When it comes to the legal system, it is common for St. Paul residents to have a general familiarity with certain legal procedures, without knowing the details unless and until they become personally involved in a legal proceeding. This is often the case with estate administration, as individuals may have a will or trust and be familiar with some basic issues underlying those documents, without having a detailed understanding of how their estate will be settled after they die.

For example, there are often many misconceptions about probate, such as which property is subject to probate after a person dies and how the process works to distribute a person's assets. For example, many may believe that they will avoid probate by having a will, which is not always true.

As a general matter, probate laws in Minnesota typically apply to those who were Minnesota residents at the time of their death, or to individuals who own real property in the State. Real estate is one type of property that must be probated, as opposed to personal property, which may be distributed without probate if a person's estate is worth less than $50,000 and the heirs file an affidavit for collection of personal property.

The exception to probate requirements for real estate is when the property is owned in joint tenancy with the right of survivorship. This is a particular type of ownership between two or more people, that gives the survivor the right to the property after the other owners die. Another exception would be property that is placed into a trust.

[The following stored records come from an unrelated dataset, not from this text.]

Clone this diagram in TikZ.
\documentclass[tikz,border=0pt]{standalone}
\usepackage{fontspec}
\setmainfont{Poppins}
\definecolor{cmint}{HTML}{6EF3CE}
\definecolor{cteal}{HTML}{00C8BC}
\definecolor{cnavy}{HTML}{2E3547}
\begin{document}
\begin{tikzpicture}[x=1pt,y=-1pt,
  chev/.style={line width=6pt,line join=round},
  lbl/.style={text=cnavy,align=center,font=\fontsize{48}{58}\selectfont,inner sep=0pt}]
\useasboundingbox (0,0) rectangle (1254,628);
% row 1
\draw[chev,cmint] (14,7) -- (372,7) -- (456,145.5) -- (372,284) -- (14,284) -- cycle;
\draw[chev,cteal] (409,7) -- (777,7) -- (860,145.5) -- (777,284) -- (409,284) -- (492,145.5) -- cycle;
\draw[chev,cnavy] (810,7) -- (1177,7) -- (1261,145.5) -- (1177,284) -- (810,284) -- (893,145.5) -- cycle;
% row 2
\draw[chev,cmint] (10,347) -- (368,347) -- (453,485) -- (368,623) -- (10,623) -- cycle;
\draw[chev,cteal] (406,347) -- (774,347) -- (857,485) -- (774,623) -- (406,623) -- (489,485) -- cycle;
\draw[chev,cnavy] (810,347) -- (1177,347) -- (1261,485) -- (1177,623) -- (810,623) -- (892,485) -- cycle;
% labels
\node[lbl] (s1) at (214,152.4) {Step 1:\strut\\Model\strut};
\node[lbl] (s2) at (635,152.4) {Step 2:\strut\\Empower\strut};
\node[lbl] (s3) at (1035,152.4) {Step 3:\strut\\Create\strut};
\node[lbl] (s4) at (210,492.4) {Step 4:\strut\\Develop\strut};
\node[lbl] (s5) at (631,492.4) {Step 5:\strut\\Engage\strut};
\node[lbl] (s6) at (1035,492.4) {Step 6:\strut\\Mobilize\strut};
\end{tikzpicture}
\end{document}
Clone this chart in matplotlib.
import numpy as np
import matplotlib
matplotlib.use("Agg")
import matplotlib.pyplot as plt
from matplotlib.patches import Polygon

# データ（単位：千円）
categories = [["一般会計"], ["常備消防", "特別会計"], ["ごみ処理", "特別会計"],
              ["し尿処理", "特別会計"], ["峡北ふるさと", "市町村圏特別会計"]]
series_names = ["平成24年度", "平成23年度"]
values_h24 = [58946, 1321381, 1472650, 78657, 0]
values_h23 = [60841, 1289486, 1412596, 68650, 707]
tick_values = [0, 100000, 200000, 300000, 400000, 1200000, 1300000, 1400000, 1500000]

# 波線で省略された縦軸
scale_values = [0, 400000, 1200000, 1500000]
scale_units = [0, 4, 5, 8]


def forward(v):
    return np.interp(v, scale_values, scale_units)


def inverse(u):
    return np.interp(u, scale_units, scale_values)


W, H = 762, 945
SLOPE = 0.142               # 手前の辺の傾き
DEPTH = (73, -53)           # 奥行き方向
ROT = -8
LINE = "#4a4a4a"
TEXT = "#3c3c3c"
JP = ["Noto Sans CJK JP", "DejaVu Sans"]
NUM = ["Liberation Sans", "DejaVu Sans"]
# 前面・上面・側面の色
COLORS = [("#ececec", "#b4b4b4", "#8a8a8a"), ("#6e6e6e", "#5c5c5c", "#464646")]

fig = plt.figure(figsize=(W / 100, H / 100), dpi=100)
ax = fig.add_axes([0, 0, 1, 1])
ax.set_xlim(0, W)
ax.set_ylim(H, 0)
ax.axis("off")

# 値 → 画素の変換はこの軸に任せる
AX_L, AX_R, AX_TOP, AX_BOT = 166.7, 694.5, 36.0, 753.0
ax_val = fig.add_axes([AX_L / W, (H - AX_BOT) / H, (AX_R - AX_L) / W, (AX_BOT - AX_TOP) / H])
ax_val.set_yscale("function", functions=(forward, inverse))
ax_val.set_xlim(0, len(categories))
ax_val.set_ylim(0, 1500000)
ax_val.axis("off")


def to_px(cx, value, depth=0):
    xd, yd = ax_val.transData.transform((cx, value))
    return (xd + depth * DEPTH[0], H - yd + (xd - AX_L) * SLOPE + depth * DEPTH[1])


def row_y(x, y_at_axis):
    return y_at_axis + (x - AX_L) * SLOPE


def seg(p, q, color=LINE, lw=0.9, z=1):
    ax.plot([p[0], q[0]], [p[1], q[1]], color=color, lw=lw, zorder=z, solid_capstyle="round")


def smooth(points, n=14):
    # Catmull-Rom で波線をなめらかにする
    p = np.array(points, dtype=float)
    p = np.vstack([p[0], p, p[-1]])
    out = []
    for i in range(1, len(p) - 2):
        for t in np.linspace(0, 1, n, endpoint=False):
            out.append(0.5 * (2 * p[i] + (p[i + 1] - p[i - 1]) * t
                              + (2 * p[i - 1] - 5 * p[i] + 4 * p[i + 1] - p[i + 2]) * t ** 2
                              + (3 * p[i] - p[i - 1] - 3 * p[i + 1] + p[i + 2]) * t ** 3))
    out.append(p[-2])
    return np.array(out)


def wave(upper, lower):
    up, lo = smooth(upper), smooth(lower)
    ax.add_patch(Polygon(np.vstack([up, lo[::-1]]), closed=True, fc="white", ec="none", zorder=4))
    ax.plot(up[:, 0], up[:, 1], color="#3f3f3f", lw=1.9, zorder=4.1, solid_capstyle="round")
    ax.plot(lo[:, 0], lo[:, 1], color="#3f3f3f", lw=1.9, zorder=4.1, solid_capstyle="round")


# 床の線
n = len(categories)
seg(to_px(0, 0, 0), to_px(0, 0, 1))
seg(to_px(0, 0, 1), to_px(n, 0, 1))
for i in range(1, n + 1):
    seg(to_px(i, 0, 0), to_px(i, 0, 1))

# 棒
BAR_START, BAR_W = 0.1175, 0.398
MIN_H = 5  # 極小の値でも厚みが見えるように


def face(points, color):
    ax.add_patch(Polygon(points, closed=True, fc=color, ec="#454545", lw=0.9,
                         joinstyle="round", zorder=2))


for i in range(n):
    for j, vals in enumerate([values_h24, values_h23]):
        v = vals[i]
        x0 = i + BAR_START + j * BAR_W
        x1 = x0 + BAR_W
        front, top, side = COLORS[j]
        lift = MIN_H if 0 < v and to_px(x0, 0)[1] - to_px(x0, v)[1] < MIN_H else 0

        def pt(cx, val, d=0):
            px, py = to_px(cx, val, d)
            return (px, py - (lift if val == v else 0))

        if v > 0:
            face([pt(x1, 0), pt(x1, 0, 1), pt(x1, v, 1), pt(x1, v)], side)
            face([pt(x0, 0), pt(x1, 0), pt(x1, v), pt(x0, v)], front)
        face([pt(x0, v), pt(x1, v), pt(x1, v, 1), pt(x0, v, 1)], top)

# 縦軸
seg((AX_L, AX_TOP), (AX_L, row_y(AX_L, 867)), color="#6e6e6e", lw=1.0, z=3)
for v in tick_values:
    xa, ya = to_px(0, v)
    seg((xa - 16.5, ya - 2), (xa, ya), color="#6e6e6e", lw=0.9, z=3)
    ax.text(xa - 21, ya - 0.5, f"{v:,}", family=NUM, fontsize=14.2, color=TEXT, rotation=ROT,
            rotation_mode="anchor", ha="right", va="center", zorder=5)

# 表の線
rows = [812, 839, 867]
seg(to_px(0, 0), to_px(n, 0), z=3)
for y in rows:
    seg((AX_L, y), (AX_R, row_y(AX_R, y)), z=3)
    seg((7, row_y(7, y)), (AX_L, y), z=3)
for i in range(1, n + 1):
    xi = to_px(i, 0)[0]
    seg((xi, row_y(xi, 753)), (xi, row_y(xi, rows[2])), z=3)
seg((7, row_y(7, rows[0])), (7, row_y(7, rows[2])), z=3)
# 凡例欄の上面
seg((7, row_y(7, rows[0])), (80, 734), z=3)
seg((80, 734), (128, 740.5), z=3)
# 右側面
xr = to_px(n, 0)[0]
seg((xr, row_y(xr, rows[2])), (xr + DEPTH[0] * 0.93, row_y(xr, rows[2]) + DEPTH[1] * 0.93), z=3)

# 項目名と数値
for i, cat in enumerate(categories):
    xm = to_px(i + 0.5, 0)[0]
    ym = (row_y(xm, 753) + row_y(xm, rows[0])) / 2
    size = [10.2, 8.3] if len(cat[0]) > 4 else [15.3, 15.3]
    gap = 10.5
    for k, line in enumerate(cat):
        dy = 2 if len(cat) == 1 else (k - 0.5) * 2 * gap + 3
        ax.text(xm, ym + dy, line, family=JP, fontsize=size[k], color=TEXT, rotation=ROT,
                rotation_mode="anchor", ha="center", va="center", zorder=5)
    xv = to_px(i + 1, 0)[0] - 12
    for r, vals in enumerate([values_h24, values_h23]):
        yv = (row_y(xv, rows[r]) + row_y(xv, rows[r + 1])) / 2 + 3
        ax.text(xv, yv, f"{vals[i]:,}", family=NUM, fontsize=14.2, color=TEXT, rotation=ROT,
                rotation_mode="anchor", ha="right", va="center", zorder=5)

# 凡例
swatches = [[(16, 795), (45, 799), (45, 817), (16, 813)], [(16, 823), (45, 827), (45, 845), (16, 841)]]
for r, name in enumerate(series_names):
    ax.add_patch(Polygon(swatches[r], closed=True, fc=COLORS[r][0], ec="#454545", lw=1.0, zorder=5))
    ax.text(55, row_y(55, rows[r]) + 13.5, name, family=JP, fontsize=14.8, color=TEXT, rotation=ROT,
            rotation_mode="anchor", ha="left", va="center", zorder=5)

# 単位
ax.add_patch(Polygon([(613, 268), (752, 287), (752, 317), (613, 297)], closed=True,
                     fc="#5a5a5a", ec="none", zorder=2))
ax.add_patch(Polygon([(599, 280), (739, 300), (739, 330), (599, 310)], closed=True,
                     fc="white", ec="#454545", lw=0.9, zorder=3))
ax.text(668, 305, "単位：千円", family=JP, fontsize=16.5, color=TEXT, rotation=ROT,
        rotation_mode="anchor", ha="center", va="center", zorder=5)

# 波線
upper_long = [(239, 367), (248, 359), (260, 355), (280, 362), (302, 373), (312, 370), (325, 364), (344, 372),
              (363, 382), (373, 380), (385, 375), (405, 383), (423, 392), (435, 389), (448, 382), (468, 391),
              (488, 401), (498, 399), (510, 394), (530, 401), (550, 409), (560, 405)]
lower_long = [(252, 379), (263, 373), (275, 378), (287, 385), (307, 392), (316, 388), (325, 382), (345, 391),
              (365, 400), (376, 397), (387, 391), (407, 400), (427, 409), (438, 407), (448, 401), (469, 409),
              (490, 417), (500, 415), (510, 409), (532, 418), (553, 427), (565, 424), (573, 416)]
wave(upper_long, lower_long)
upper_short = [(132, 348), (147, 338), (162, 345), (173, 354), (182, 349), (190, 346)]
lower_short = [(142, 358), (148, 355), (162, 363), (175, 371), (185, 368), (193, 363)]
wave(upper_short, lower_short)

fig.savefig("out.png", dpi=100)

Similarly, if a person jointly owns bank accounts with another person, the survivor would be the owner of the money in the account after a joint account holder dies. Accordingly, this is similar to property owned in joint tenancy with right of survivorship.

There may also be other assets that pass outside of property, including payable-on-death accounts and pension benefits with a designated beneficiary. For example, a life insurance policy passes outside of probate, with the proceeds being distributed to the person named as a beneficiary under the policy.